Hai orang-orang yang beriman, barangsiapa di antara kamu yang murtad dari agamanya, Maka kelak Allah akan mendatangkan suatu kaum yang Allah mencintai mereka dan merekapun mencintaiNya, yang bersikap lemah Lembut terhadap orang yang mukmin, yang bersikap keras terhadap orang-orang kafir, yang berjihad dijalan Allah, dan yang tidak takut kepada celaan orang yang suka mencela. Itulah karunia Allah, diberikan-Nya kepada siapa yang dikehendaki-Nya, dan Allah Maha luas (pemberian-Nya), lagi Maha Mengetahui. (QS. Al Maidah: 54)
Untuk menjaga keimanan di tengah beratnya tantangan hidup maka kita harus selalu istiqomah dan sabar dalam menjalankan perintah-Nya. Sebagai manusia kita tidak memiliki hak secuil pun untuk mengakui apa-apa yang kita punya, termasuk jiwa raga kita. Jika yang Kuasa berkenan dengan harta dan jiwa kita, kita pun harus merelakannya kendati itu sangat berat. Namun dengan jihad harta dan jiwa kehormatan Islam sebagai sebuah agama wahyu tetap terjaga dan lestari. Insya Allah...


DAFTAR PUSTAKA
1.      Al Quran dan Terjemahan Depag RI
2.      Ibu Taimiyah, Pedoman Islam Bernegara, Bulan Bintang, Jakarta, 1977.
3.      Syaikh Adnan Ath-Tharsyah, Anda dan Harta, Pustaka Al Kautsar, Jakarta, 2004.
4.      Sayid Sabiq, Aqidah Islam, Diponogoro, Bandung, 1986.
5.      Majid Khadduri, Perang dan Damai dalam Hukum Islam, Tarawang Press, Yogyakarta, 2002.

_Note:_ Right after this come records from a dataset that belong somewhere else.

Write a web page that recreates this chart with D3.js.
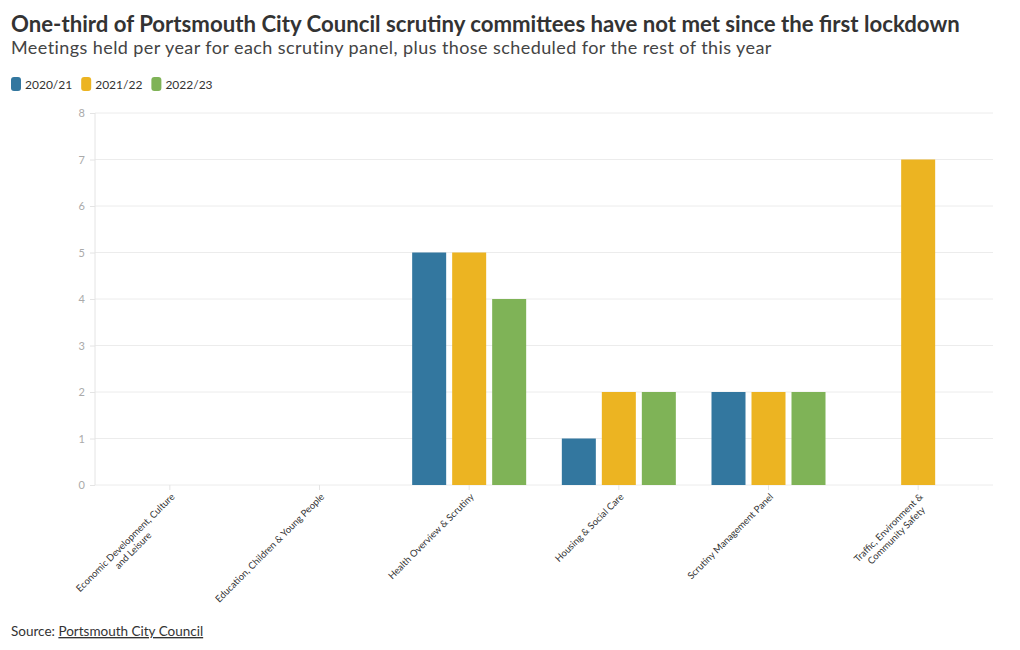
<!DOCTYPE html>
<html><head><meta charset="utf-8">
<script src="https://cdn.jsdelivr.net/npm/d3@7"></script>
<style>
body{margin:0;background:#fff;font-family:"Lato","Open Sans",sans-serif;}
svg text{font-family:"Lato","Open Sans",sans-serif;}
</style></head><body>
<svg id="c" width="1020" height="650"></svg>
<script>
const categories = [
  ["Economic Development, Culture","and Leisure"],
  ["Education, Children & Young People"],
  ["Health Overview & Scrutiny"],
  ["Housing & Social Care"],
  ["Scrutiny Management Panel"],
  ["Traffic, Environment &","Community Safety"]
];
const seriesNames = ["2020/21","2021/22","2022/23"];
const colors = ["#33779f","#ecb422","#7fb357"];
const v2020 = [0,0,5,1,2,0];
const v2021 = [0,0,5,2,2,7];
const v2022 = [0,0,4,2,2,0];
const yTicks = [0,1,2,3,4,5,6,7,8];
const series = [v2020,v2021,v2022];

const svg = d3.select("#c");
const m={l:95,r:993,t:113,b:485};

svg.append("text").attr("x",11).attr("y",32).attr("font-size",22.2).attr("font-weight",700).attr("fill","#333")
  .text("One-third of Portsmouth City Council scrutiny committees have not met since the first lockdown");
svg.append("text").attr("x",11).attr("y",54).attr("font-size",18).attr("letter-spacing",0.42).attr("fill","#444")
  .text("Meetings held per year for each scrutiny panel, plus those scheduled for the rest of this year");

// legend
let lx=11;
seriesNames.forEach((s,i)=>{
  const g=svg.append("g").attr("transform",`translate(${lx},77)`);
  g.append("rect").attr("width",10).attr("height",14).attr("rx",3).attr("fill",colors[i]);
  const t=g.append("text").attr("x",14).attr("y",12).attr("font-size",12).attr("fill","#333").text(s);
  lx+=14+t.node().getComputedTextLength()+9;
});

const x=d3.scaleBand().domain(d3.range(categories.length)).range([m.l,m.r]);
const x1=d3.scaleBand().domain(d3.range(3)).range([0,114]).paddingInner(0.15).paddingOuter(0);
const y=d3.scaleLinear().domain([0,8]).range([m.b,m.t]);

// grid
svg.append("g").selectAll("line").data(yTicks).join("line")
  .attr("x1",m.l).attr("x2",m.r).attr("y1",d=>y(d)).attr("y2",d=>y(d))
  .attr("stroke","#ececec").attr("stroke-width",1);
svg.append("line").attr("x1",m.l).attr("x2",m.l).attr("y1",m.t).attr("y2",m.b).attr("stroke","#e4e4e4");

const ya=svg.append("g").attr("transform",`translate(${m.l},0)`)
  .call(d3.axisLeft(y).tickValues(yTicks).tickSize(5).tickPadding(5));
ya.select(".domain").remove();
ya.selectAll(".tick line").attr("stroke","#e4e4e4");
ya.selectAll("text").attr("fill","#aaa").attr("font-size",11);

// bars
categories.forEach((c,ci)=>{
  const cx=x(ci)+x.bandwidth()/2;
  series.forEach((s,si)=>{
    if(s[ci]>0){
      svg.append("rect").attr("x",cx-57+x1(si)).attr("width",x1.bandwidth())
        .attr("y",y(s[ci])).attr("height",y(0)-y(s[ci])).attr("fill",colors[si]);
    }
  });
});

// x ticks and labels
const xa=svg.append("g");
categories.forEach((c,ci)=>{
  const cx=x(ci)+x.bandwidth()/2;
  xa.append("line").attr("x1",cx).attr("x2",cx).attr("y1",m.b).attr("y2",m.b+5).attr("stroke","#e4e4e4");
  const g=xa.append("g").attr("transform",`translate(${cx+3},${m.b+10}) rotate(-45)`);
  const ts=c.map((line,li)=>g.append("text").attr("font-size",9.5).attr("fill","#333")
      .attr("text-anchor","end").attr("y",li*11).attr("dy","0.35em").text(line));
  const ws=ts.map(t=>t.node().getComputedTextLength());
  const mw=d3.max(ws);
  ts.forEach((t,i)=>t.attr("x",-(mw-ws[i])/2));
});

// source
const st=svg.append("text").attr("x",11).attr("y",636).attr("font-size",13.5).attr("fill","#333");
st.append("tspan").text("Source: ");
st.append("tspan").attr("text-decoration","underline").text("Portsmouth City Council");
</script></body></html>
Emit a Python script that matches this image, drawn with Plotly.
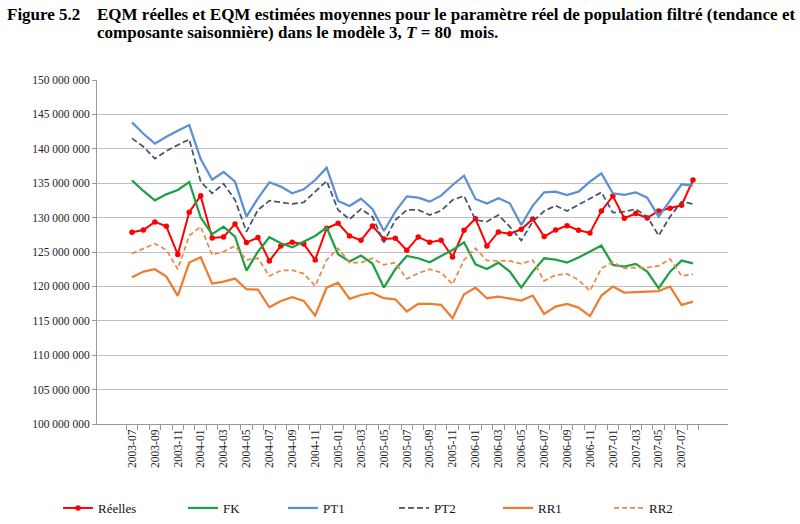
import plotly.graph_objects as go

months = []
y, m = 2003, 7
for _ in range(50):
    months.append(f"{y}-{m:02d}")
    m += 1
    if m > 12:
        m = 1
        y += 1

reelles = [127.87, 128.2, 129.37, 128.74, 124.62, 130.77, 133.19, 127.04, 127.19, 129.08,
           126.37, 127.09, 123.7, 125.88, 126.41, 126.17, 123.85, 128.45, 129.17, 127.33,
           126.7, 128.79, 126.9, 126.99, 125.25, 127.19, 126.41, 126.7, 124.28, 128.16,
           129.85, 125.88, 127.91, 127.67, 128.3, 129.8, 127.24, 128.2, 128.83, 128.16,
           127.77, 130.96, 133.14, 129.9, 130.58, 129.95, 130.96, 131.35, 131.79, 135.46]
fk = [135.42, 133.87, 132.51, 133.38, 134.01, 135.17, 130.0, 127.58, 128.69, 127.24,
      122.3, 125.06, 127.14, 126.27, 125.69, 126.51, 127.33, 128.55, 124.67, 123.61,
      124.48, 123.32, 119.83, 122.49, 124.43, 124.09, 123.51, 124.43, 125.3, 126.41,
      123.21, 122.53, 123.45, 122.15, 119.83, 122.15, 124.09, 123.9, 123.46, 124.19,
      125.06, 125.93, 123.12, 122.88, 123.27, 122.15, 119.73, 122.15, 123.75, 123.36]
pt1 = [143.84, 142.19, 140.74, 141.76, 142.63, 143.45, 138.51, 135.51, 136.63, 135.22,
       130.14, 132.8, 135.13, 134.5, 133.53, 134.11, 135.46, 137.26, 132.42, 131.69,
       132.75, 131.25, 128.06, 130.87, 133.09, 132.9, 132.32, 133.19, 134.74, 136.09,
       132.71, 132.03, 132.8, 132.08, 128.93, 131.74, 133.67, 133.77, 133.29, 133.77,
       135.22, 136.43, 133.53, 133.29, 133.67, 132.9, 130.14, 132.56, 134.84, 134.64]
pt2 = [141.52, 140.3, 138.56, 139.68, 140.55, 141.37, 135.22, 133.53, 134.93, 132.56,
       127.96, 131.11, 132.46, 132.17, 131.98, 132.22, 133.77, 135.32, 131.11, 129.75,
       131.25, 130.14, 126.41, 129.65, 131.11, 131.11, 130.38, 131.01, 132.56, 133.14,
       129.65, 129.41, 130.38, 128.69, 126.66, 129.41, 130.96, 131.74, 130.96, 131.83,
       132.8, 133.67, 130.72, 130.87, 131.21, 130.14, 127.38, 130.14, 132.32, 131.98]
rr1 = [121.33, 122.15, 122.49, 121.43, 118.62, 123.46, 124.24, 120.41, 120.7, 121.14,
       119.59, 119.54, 116.97, 117.89, 118.43, 117.89, 115.76, 119.81, 120.53, 118.18,
       118.75, 119.04, 118.28, 118.13, 116.35, 117.46, 117.46, 117.31, 115.38, 118.84,
       119.81, 118.28, 118.52, 118.18, 117.94, 118.67, 116.0, 117.07, 117.46, 116.92,
       115.67, 118.67, 119.98, 119.11, 119.16, 119.21, 119.31, 119.98, 117.31, 117.79]
rr2 = [124.77, 125.44, 126.22, 125.3, 122.49, 127.38, 128.69, 124.57, 125.06, 125.88,
       123.85, 124.09, 121.52, 122.3, 122.35, 121.86, 120.07, 123.84, 125.54, 123.46,
       123.46, 124.09, 123.12, 123.46, 121.09, 121.91, 122.49, 122.0, 120.31, 123.84,
       125.54, 123.75, 123.75, 123.7, 123.27, 123.84, 120.79, 121.66, 121.81, 120.94,
       119.34, 122.64, 123.51, 122.64, 122.74, 122.74, 122.98, 123.99, 121.52, 121.77]

y_ticks = list(range(100_000_000, 150_000_001, 5_000_000))
y_ticktext = [f"{v:,}".replace(",", " ") for v in y_ticks]

SERIF = "Liberation Serif"

def scale(vals):
    return [v * 1_000_000 for v in vals]

W, H = 800, 524
L, R, T, B = 97, 72, 80, 100
pw, ph = W - L - R, H - T - B

series = [
    ("Réelles", reelles, dict(color="#FF0000", width=2), True),
    ("FK", fk, dict(color="#1EA045", width=2.25), False),
    ("PT1", pt1, dict(color="#5B8FD6", width=2.25), False),
    ("PT2", pt2, dict(color="#44546A", width=1.75, dash="6px,3px"), False),
    ("RR1", rr1, dict(color="#ED7D31", width=2.25), False),
    ("RR2", rr2, dict(color="#E8894A", width=1.75, dash="5px,3px"), False),
]
legend_x = [58, 183, 283, 394, 498, 609]

fig = go.Figure()
legends = {}
for i, (name, vals, line, markers) in enumerate(series):
    lg = "legend" if i == 0 else f"legend{i + 1}"
    fig.add_trace(go.Scatter(
        x=months, y=scale(vals), name=name,
        mode="lines+markers" if markers else "lines",
        line=line, marker=dict(size=5.5, color=line["color"]) if markers else None,
        legend=lg))
    legends[lg] = dict(orientation="h", x=legend_x[i] / W, xanchor="left", xref="container",
                       y=16 / H, yanchor="middle", yref="container",
                       bgcolor="rgba(0,0,0,0)",
                       font=dict(family=SERIF, size=13, color="#111"))

fig.update_layout(
    width=W, height=H,
    margin=dict(l=L, r=R, t=T, b=B),
    paper_bgcolor="white", plot_bgcolor="white",
    font=dict(family=SERIF, size=11.5, color="#222"),
    showlegend=True,
    xaxis=dict(type="category", tickvals=months,
               ticktext=[mm if i % 2 == 0 else "" for i, mm in enumerate(months)],
               tickangle=-90, tickson="boundaries", ticks="outside", ticklen=5,
               tickcolor="#999", showline=True, linecolor="#999", linewidth=1,
               showgrid=False, tickfont=dict(family=SERIF, size=11.5, color="#222")),
    yaxis=dict(range=[100_000_000, 150_000_000], tickvals=y_ticks, ticktext=y_ticktext,
               showgrid=True, gridcolor="#BFBFBF", gridwidth=1, zeroline=False,
               showline=True, linecolor="#999", linewidth=1,
               ticks="outside", ticklen=4, tickcolor="#999",
               tickfont=dict(family=SERIF, size=11.5, color="#222")),
    **legends,
)

def px2paper(px, py):
    return (px - L) / pw, 1 - (py - T) / ph

for px, py, txt in [
    (5, 15, "<b>Figure 5.2</b>"),
    (95, 15, "<b>EQM réelles et EQM estimées moyennes pour le paramètre réel de population filtré (tendance et</b>"),
    (95, 33, "<b>composante saisonnière) dans le modèle 3, <i>T</i> = 80  mois.</b>"),
]:
    ax, ay = px2paper(px, py)
    fig.add_annotation(x=ax, y=ay, xref="paper", yref="paper", text=txt,
                       showarrow=False, xanchor="left", yanchor="middle",
                       font=dict(family=SERIF, size=17, color="#000"))

fig.write_html("out.html")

**Makalah disampaikan dalam mata kuliah Ilmu Tafsir Prof. Dr. H. Salim Bajri, program Pascasarjana Kosentrasi Psikologi Pendidikan Islam IAIN Syekh Nurjati Cirebon tahun 2009.


[1] Orang-orang mukmin yang mengutamakan kehidupan akhirat atas kehidupan dunia ini.
[2] Perintah berperang itu harus dilakukan oleh Nabi Muhammad s.a.w karena yang dibebani adalah diri beliau sendiri. Ayat ini berhubungan dengan keengganan sebagian besar orang Madinah untuk ikut berperang bersama Nabi ke Badar Shughra. Maka turunlah ayat ini yang memerintahkan supaya Nabi Muhammad s.a.w. pergi berperang walaupun sendirian saja.
[3] Yaitu hidup dalam alam yang lain yang bukan alam kita ini, di mana mereka mendapat kenikmatan-kenikmatan di sisi Allah, dan hanya Allah sajalah yang mengetahui bagaimana keadaan hidup itu. Ada juga yang berpendapat, syuhada itu hidup karena nilai-nilainya menjadi insipirasi  di  tengah masyarakat.